Quibi content has a new home after the much-hyped streaming startup flamed out last year. Roku announced on Friday that it has acquired Quibi’s global distribution rights, and will stream the now-defunct service’s short-form videos for free (with ads) through The Roku Channel. The Wall Street Journal’s Ben Mullin reports that Roku paid less than $100 million for Quibi’s content rights.
Before it even launched in 2020, Quibi had raised $1.75 billion in venture capital. Founder-chairman Jeffrey Katzenberg and CEO Meg Whitman believed that millennials would pay a premium for professionally produced content on their phones; their star status helped the service attract investors and build an immense amount of press hype.
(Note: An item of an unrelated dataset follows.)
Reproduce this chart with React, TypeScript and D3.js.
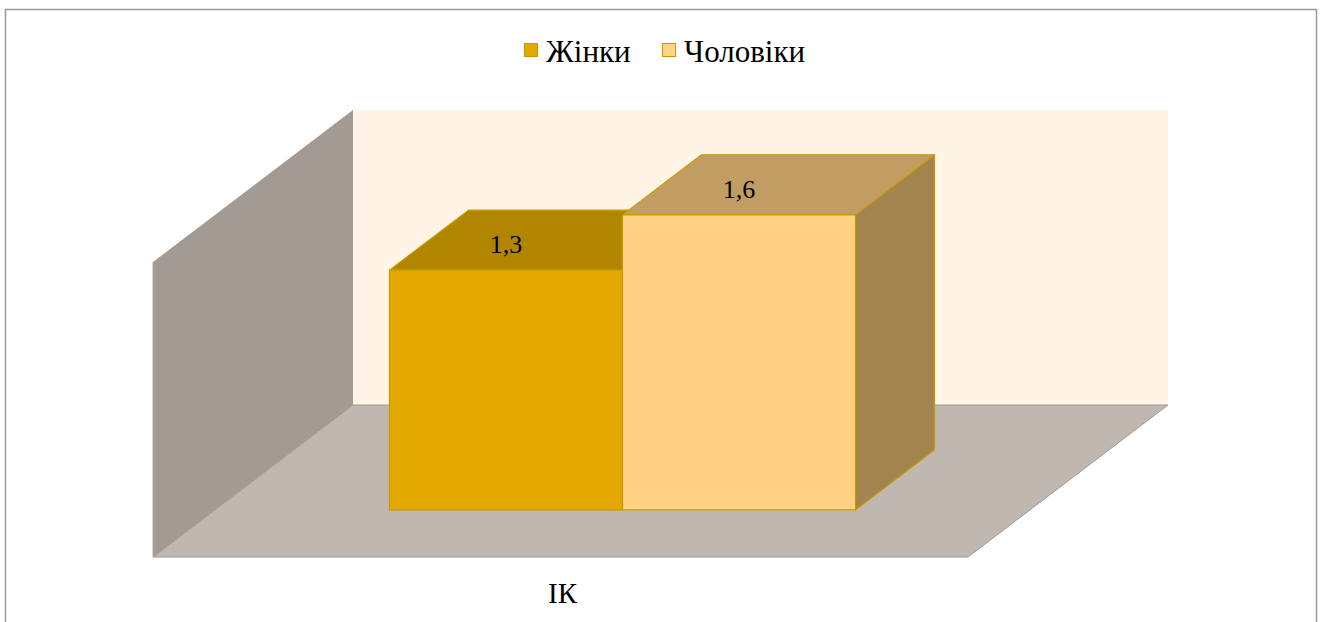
import * as d3 from 'd3';

const categories = ['ІК'];
const seriesNames = ['Жінки', 'Чоловіки'];
const values = [1.3, 1.6];
const valueLabels = ['1,3', '1,6'];

const W = 1321;
const H = 622;
const floorLeft = 153;
const floorRight = 968;
const floorFrontY = 557;
const depthX = 200; // horizontal shift of the full depth
const depthY = 152; // vertical shift of the full depth
const wallHeight = 295;
const barDepth0 = 0.31;
const barDepth1 = 0.705;

const colors = [
  { front: '#E2AA00', top: '#B08500', side: '#9A7A10', stroke: '#C89A00' },
  { front: '#FFD285', top: '#C29D63', side: '#A3844F', stroke: '#C89A00' },
];

const fontFamily = 'Liberation Serif, DejaVu Serif, serif';

const App = () => {
  const y = d3.scaleLinear().domain([0, 1.6]).range([0, wallHeight]);
  const x0 = d3
    .scaleBand()
    .domain(categories)
    .range([floorLeft, floorRight])
    .paddingOuter(0.3745)
    .paddingInner(0);
  const x1 = d3
    .scaleBand()
    .domain(seriesNames)
    .range([0, x0.bandwidth()])
    .padding(0);

  // project a point: x on front plane, depth fraction t, value v
  const P = (x: number, t: number, v: number) =>
    [x + t * depthX, floorFrontY - t * depthY - y(v)] as [number, number];
  const poly = (pts: [number, number][]) =>
    pts.map((p) => p.join(',')).join(' ');

  const yMax = y.domain()[1];

  const sideWall = [
    P(floorLeft, 0, 0),
    P(floorLeft, 0, yMax),
    P(floorLeft, 1, yMax),
    P(floorLeft, 1, 0),
  ];
  const backWall = [
    P(floorLeft, 1, 0),
    P(floorLeft, 1, yMax),
    P(floorRight, 1, yMax),
    P(floorRight, 1, 0),
  ];
  const floor = [
    P(floorLeft, 0, 0),
    P(floorLeft, 1, 0),
    P(floorRight, 1, 0),
    P(floorRight, 0, 0),
  ];

  return (
    <div style={{ position: 'fixed', left: 0, top: 0 }}>
      <svg width={W} height={H} style={{ display: 'block' }} fontFamily={fontFamily}>
        <rect x={0} y={0} width={W} height={H} fill="#fff" />
        <rect
          x={5.5}
          y={9.5}
          width={1311}
          height={H}
          fill="#fff"
          stroke="#9a9a9a"
          strokeWidth={1.5}
        />

        {/* legend */}
        {seriesNames.map((s, i) => {
          const lx = i === 0 ? 524 : 662;
          return (
            <g key={s}>
              <rect
                x={lx + 0.5}
                y={43.5}
                width={13}
                height={13}
                fill={colors[i].front}
                stroke={colors[i].stroke}
              />
              <text x={lx + 22} y={62} fontSize={31} fill="#000">
                {s}
              </text>
            </g>
          );
        })}

        {/* walls and floor */}
        <polygon points={poly(backWall)} fill="#FFF4E5" />
        <polygon points={poly(sideWall)} fill="#A39A94" />
        <polygon points={poly(floor)} fill="#C0B8B0" />
        <polyline
          points={poly([P(floorLeft, 0, 0), P(floorLeft, 1, 0), P(floorRight, 1, 0), P(floorRight, 0, 0), P(floorLeft, 0, 0)])}
          fill="none"
          stroke="#999"
          strokeWidth={1}
        />
        <line
          x1={floorLeft}
          x2={floorLeft}
          y1={P(floorLeft, 0, yMax)[1]}
          y2={floorFrontY}
          stroke="#b0a8a2"
          strokeWidth={1}
        />

        {/* bars */}
        {categories.map((c) =>
          seriesNames.map((s, i) => {
            const xl = (x0(c) ?? 0) + (x1(s) ?? 0);
            const xr = xl + x1.bandwidth();
            const v = values[i];
            const col = colors[i];
            const front = [P(xl, barDepth0, 0), P(xl, barDepth0, v), P(xr, barDepth0, v), P(xr, barDepth0, 0)];
            const top = [P(xl, barDepth0, v), P(xl, barDepth1, v), P(xr, barDepth1, v), P(xr, barDepth0, v)];
            const side = [P(xr, barDepth0, 0), P(xr, barDepth0, v), P(xr, barDepth1, v), P(xr, barDepth1, 0)];
            const frontTop = P((xl + xr) / 2, barDepth0, v);
            const topMid = P((xl + xr) / 2, (barDepth0 + barDepth1) / 2, v);
            return (
              <g key={c + s}>
                <polygon points={poly(side)} fill={col.side} stroke={col.stroke} strokeWidth={1.2} strokeLinejoin="round" />
                <polygon points={poly(top)} fill={col.top} stroke={col.stroke} strokeWidth={1.2} strokeLinejoin="round" />
                <polygon points={poly(front)} fill={col.front} stroke={col.stroke} strokeWidth={1.2} strokeLinejoin="round" />
                <text
                  x={frontTop[0]}
                  y={topMid[1] + 13}
                  fontSize={26}
                  textAnchor="middle"
                  fill="#000"
                >
                  {valueLabels[i]}
                </text>
              </g>
            );
          })
        )}

        {/* category label */}
        {categories.map((c) => (
          <text
            key={c}
            x={(floorLeft + floorRight) / 2 + 2}
            y={603}
            fontSize={29}
            textAnchor="middle"
            fill="#000"
          >
            {c}
          </text>
        ))}
      </svg>
    </div>
  );
};

export default App;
In the end, the service fell well short of its subscriber goals, perhaps because people were content to watch regular-sized videos on their televisions at home during the pandemic. (The second-rate nature of Quibi’s content didn’t help either.)
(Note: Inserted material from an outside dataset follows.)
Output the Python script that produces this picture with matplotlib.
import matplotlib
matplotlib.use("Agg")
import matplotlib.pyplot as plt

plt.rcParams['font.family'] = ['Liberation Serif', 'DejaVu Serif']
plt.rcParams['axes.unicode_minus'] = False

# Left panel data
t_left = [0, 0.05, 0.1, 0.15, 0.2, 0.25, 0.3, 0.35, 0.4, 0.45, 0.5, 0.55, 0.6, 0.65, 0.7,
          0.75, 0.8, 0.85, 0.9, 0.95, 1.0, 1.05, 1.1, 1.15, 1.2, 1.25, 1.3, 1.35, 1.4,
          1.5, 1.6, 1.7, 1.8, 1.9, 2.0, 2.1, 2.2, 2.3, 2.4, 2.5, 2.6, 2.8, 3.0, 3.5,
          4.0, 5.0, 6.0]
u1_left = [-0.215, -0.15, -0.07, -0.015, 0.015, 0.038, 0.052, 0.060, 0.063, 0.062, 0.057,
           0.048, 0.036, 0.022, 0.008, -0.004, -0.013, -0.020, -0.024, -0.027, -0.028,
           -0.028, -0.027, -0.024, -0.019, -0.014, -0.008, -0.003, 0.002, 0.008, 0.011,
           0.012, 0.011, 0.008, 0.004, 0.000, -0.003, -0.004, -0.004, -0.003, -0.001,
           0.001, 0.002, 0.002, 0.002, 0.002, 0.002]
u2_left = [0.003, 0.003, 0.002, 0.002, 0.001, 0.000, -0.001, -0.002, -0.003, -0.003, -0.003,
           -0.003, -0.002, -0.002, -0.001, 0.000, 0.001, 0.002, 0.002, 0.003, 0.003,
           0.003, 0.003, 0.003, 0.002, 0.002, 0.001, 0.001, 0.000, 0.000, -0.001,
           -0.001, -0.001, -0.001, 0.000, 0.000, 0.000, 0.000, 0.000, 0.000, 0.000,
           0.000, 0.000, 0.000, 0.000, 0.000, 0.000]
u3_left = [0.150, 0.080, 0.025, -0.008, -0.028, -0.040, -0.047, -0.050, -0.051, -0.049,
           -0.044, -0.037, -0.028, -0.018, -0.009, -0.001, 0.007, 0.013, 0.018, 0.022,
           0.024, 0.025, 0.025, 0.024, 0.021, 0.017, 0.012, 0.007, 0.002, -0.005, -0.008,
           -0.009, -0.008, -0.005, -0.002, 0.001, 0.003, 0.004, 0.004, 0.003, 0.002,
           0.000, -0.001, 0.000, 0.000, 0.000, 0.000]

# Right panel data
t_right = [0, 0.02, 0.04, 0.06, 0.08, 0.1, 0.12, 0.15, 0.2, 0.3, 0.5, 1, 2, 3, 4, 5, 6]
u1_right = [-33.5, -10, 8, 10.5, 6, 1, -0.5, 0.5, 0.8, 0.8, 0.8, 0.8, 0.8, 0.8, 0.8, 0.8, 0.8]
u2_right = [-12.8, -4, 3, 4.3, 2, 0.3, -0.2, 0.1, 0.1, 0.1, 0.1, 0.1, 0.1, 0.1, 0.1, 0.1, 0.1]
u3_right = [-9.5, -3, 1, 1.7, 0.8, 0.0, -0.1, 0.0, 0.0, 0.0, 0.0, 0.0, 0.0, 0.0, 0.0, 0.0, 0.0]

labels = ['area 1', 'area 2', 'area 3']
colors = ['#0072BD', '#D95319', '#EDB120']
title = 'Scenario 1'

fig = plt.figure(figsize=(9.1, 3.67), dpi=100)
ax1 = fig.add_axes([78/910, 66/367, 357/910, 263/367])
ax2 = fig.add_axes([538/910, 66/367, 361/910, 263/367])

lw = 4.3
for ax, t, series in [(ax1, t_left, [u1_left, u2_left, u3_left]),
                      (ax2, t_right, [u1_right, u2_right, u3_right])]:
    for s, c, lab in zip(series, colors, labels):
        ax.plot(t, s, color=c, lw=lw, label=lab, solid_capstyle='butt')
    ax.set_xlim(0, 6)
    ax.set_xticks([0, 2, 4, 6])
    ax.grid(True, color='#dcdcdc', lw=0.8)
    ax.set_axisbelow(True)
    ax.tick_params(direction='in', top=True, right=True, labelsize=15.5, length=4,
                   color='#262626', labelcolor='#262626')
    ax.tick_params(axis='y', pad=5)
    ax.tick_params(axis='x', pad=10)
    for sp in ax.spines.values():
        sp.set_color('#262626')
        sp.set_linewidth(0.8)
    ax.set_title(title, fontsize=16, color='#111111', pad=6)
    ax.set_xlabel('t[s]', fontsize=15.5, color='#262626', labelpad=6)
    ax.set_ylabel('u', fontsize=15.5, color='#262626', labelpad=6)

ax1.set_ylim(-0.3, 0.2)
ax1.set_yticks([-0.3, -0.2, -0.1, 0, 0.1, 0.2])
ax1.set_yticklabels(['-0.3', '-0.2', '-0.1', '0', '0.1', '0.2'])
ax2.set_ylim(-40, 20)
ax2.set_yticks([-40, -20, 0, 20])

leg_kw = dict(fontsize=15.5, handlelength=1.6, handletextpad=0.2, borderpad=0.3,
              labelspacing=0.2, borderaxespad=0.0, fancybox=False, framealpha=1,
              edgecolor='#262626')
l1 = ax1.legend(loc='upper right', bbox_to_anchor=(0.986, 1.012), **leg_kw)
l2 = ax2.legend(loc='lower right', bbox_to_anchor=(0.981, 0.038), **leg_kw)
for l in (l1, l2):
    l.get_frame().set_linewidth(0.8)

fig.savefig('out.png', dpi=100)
But beyond just being a sad coda to a tale of Hollywood hubris, the acquisition also represents a new chapter for Roku, which has long touted itself as a neutral party in the streaming wars. By acquiring Quibi content, Roku is making a bite-sized foray into original programming—something the company once said it would not do—and underscores how Roku is trying to build up The Roku Channel to compete with other streaming services. Roku estimates that The Roku Channel reached 61.8 million people last quarter.